Avant cela, le Cosette, qui avait une activité marchande classique et ne transportait plus de déchets toxiques depuis 1988, a été débarrassé de son carburant, de ses huiles et de ses batteries, qui sont les polluants les plus importants. En outre, il n'y avait plus aucune cargaison à bord. Ces deux points sont attestés par l'expert indépendant missionné par le Grand Port maritime de la Martinique, dans un rapport que le préfet de la Martinique, dans un souci de transparence, a mis en consultation publique.

Enfin, afin de protéger les mammifères marins de l'aire Agoa, des mesures d'effarouchement ont été prises avant de procéder à l'immersion.

Sachez que Mme Ségolène Royal et moi-même partageons votre préoccupation de créer une filière de démantèlement aux Antilles françaises, et nous serons attentifs aux initiatives qui se feront jour.

M. le président. La parole est à Mme Aline Archimbaud.

Mme Aline Archimbaud. Monsieur le secrétaire d'État, je vous remercie de cette réponse précise.

J'ai bien entendu qu'une expertise indépendante a indiqué qu'il n'y avait plus de déchets toxiques à bord et que l'État était dans une situation d'urgence. J'ai également entendu que le Gouvernement était favorable à la création d'une filière de déconstruction sur place.
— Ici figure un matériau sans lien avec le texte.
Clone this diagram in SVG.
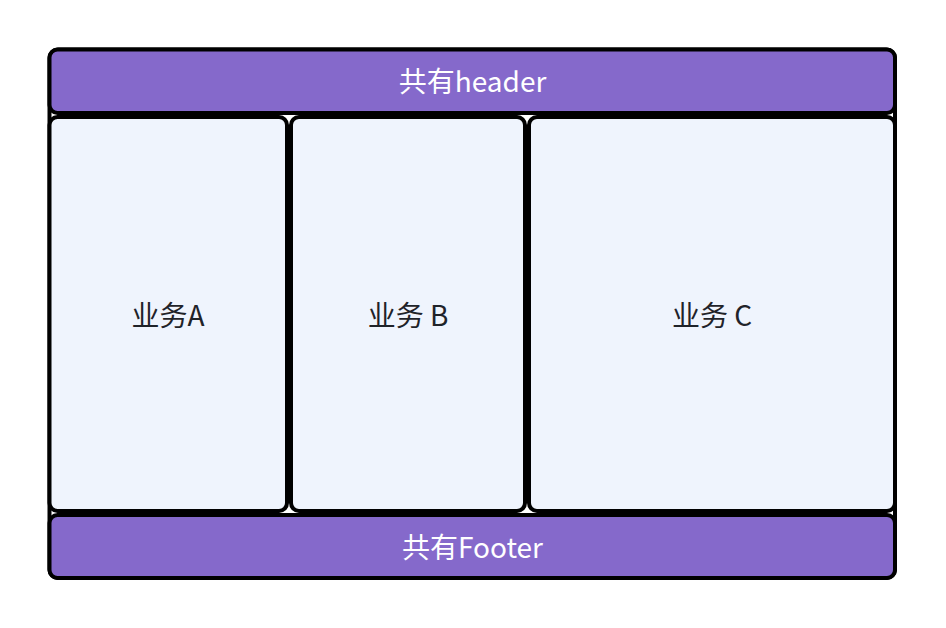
<svg xmlns="http://www.w3.org/2000/svg" width="946" height="628" viewBox="0 0 946 628">
<style>
  .box{stroke:#000;stroke-width:4}
  .bar{fill:#8569CB}
  .col{fill:#EFF4FD}
  .t{font-family:"Noto Sans CJK SC","Noto Sans",sans-serif;font-size:28px;text-anchor:middle;dominant-baseline:central}
  .tw{fill:#FFFFFF}
  .td{fill:#1F2329}
</style>
<rect width="946" height="628" fill="#FFFFFF"/>
<g id="container">
  <rect class="box" x="49.5" y="49.5" width="845.5" height="528.5" rx="9" fill="#FFFFFF"/>
</g>
<g id="header">
  <rect class="box bar" x="49.5" y="49.5" width="845.5" height="63.5" rx="8"/>
  <text class="t tw" x="472.5" y="80">共有header</text>
</g>
<g id="bizA">
  <rect class="box col" x="49.5" y="117" width="237.5" height="394" rx="8"/>
  <text class="t td" x="168" y="314">业务A</text>
</g>
<g id="bizB">
  <rect class="box col" x="291" y="117" width="234" height="394" rx="8"/>
  <text class="t td" x="408" y="314">业务 B</text>
</g>
<g id="bizC">
  <rect class="box col" x="529" y="117" width="366" height="394" rx="8"/>
  <text class="t td" x="712" y="314">业务 C</text>
</g>
<g id="footer">
  <rect class="box bar" x="49.5" y="515" width="845.5" height="63" rx="8"/>
  <text class="t tw" x="472.5" y="546">共有Footer</text>
</g>
<g id="connectors"></g>
</svg>
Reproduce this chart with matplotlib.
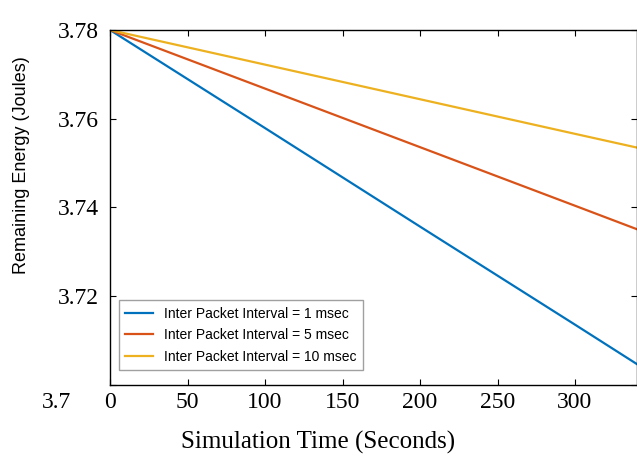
import matplotlib
matplotlib.use("Agg")
import matplotlib.pyplot as plt
import matplotlib.transforms as mtransforms

# values
time_s = [0, 100, 200, 300, 340]
energy_1ms = [3.780, 3.7579, 3.7357, 3.7136, 3.7047]
energy_5ms = [3.780, 3.7668, 3.7536, 3.7404, 3.7351]
energy_10ms = [3.780, 3.7722, 3.7644, 3.7566, 3.7535]
series_labels = [
    "Inter Packet Interval = 1 msec",
    "Inter Packet Interval = 5 msec",
    "Inter Packet Interval = 10 msec",
]
x_ticks = [0, 50, 100, 150, 200, 250, 300]
y_ticks = [3.70, 3.72, 3.74, 3.76, 3.78]
y_tick_labels = ["3.7", "3.72", "3.74", "3.76", "3.78"]

serif = ["Liberation Serif", "DejaVu Serif"]
sans = ["Liberation Sans", "DejaVu Sans"]

fig = plt.figure(figsize=(6.37, 4.57), dpi=100)
ax = fig.add_axes([110 / 637, 72 / 457, 527 / 637, 355 / 457])

colors = ["#0072BD", "#D95319", "#EDB120"]
for ys, lab, c in zip([energy_1ms, energy_5ms, energy_10ms], series_labels, colors):
    ax.plot(time_s, ys, color=c, lw=1.6, label=lab)

ax.set_xlim(0, 340)
ax.set_ylim(3.70, 3.78)
ax.set_xticks(x_ticks)
ax.set_yticks(y_ticks)
ax.set_yticklabels(y_tick_labels)
ax.tick_params(direction="in", top=True, right=True, length=4, width=0.8)
ax.tick_params(axis="x", pad=5)
ax.tick_params(axis="y", pad=8)
for t in ax.get_xticklabels() + ax.get_yticklabels():
    t.set_fontfamily(serif)
    t.set_fontsize(17)

# the bottom y label sits down on the row of x labels in the picture
lbl = ax.get_yticklabels()[0]
lbl.set_transform(lbl.get_transform() + mtransforms.ScaledTranslation(-28 / 100, -15 / 100, fig.dpi_scale_trans))

for sp in ax.spines.values():
    sp.set_linewidth(1.0)

ax.set_xlabel("Simulation Time (Seconds)", family=serif, fontsize=18)
ax.xaxis.set_label_coords(0.395, -0.13)
ax.set_ylabel("Remaining Energy (Joules)", family=sans, fontsize=13)
ax.yaxis.set_label_coords(-0.152, 0.62)

leg = ax.legend(loc="lower left", bbox_to_anchor=(0.017, 0.042), fancybox=False,
                prop={"family": sans, "size": 10}, handlelength=2.0, labelspacing=0.55,
                borderpad=0.45, borderaxespad=0)
leg.get_frame().set_edgecolor("#888888")
leg.get_frame().set_linewidth(1.0)

fig.savefig("out.png", dpi=100)
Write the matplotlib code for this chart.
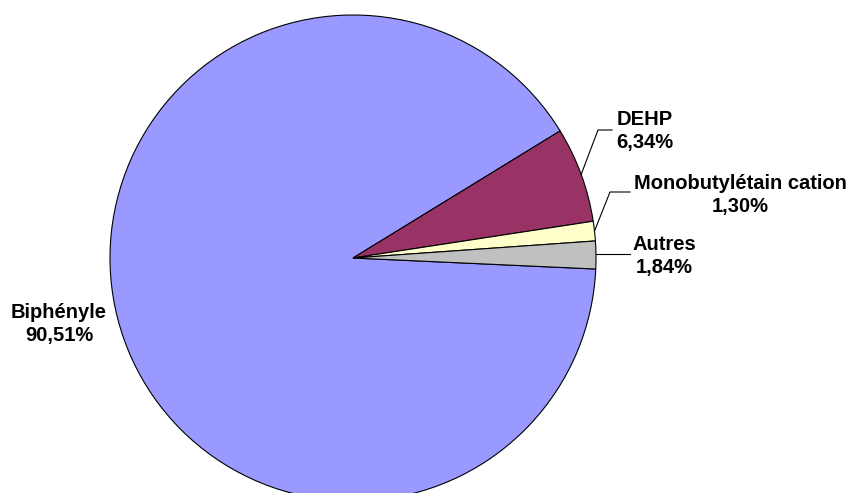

La création de cette filière me paraît particulièrement importante dans ces territoires très éloignés de la métropole. Outre le démantèlement des bateaux et d'autres véhicules, elle permettrait de traiter les déchets en général, ce qui serait bénéfique à la protection de l'environnement et favoriserait la création d'emplois sur place. Il serait donc intéressant de voir avec les partenaires économiques et sociaux ainsi qu'avec les élus locaux comment une telle filière pourrait être mise en œuvre, d'autant qu'il est très probable que la question se repose à nouveau. Nous devons donc anticiper si nous ne voulons pas avoir à résoudre les problèmes dans l'urgence.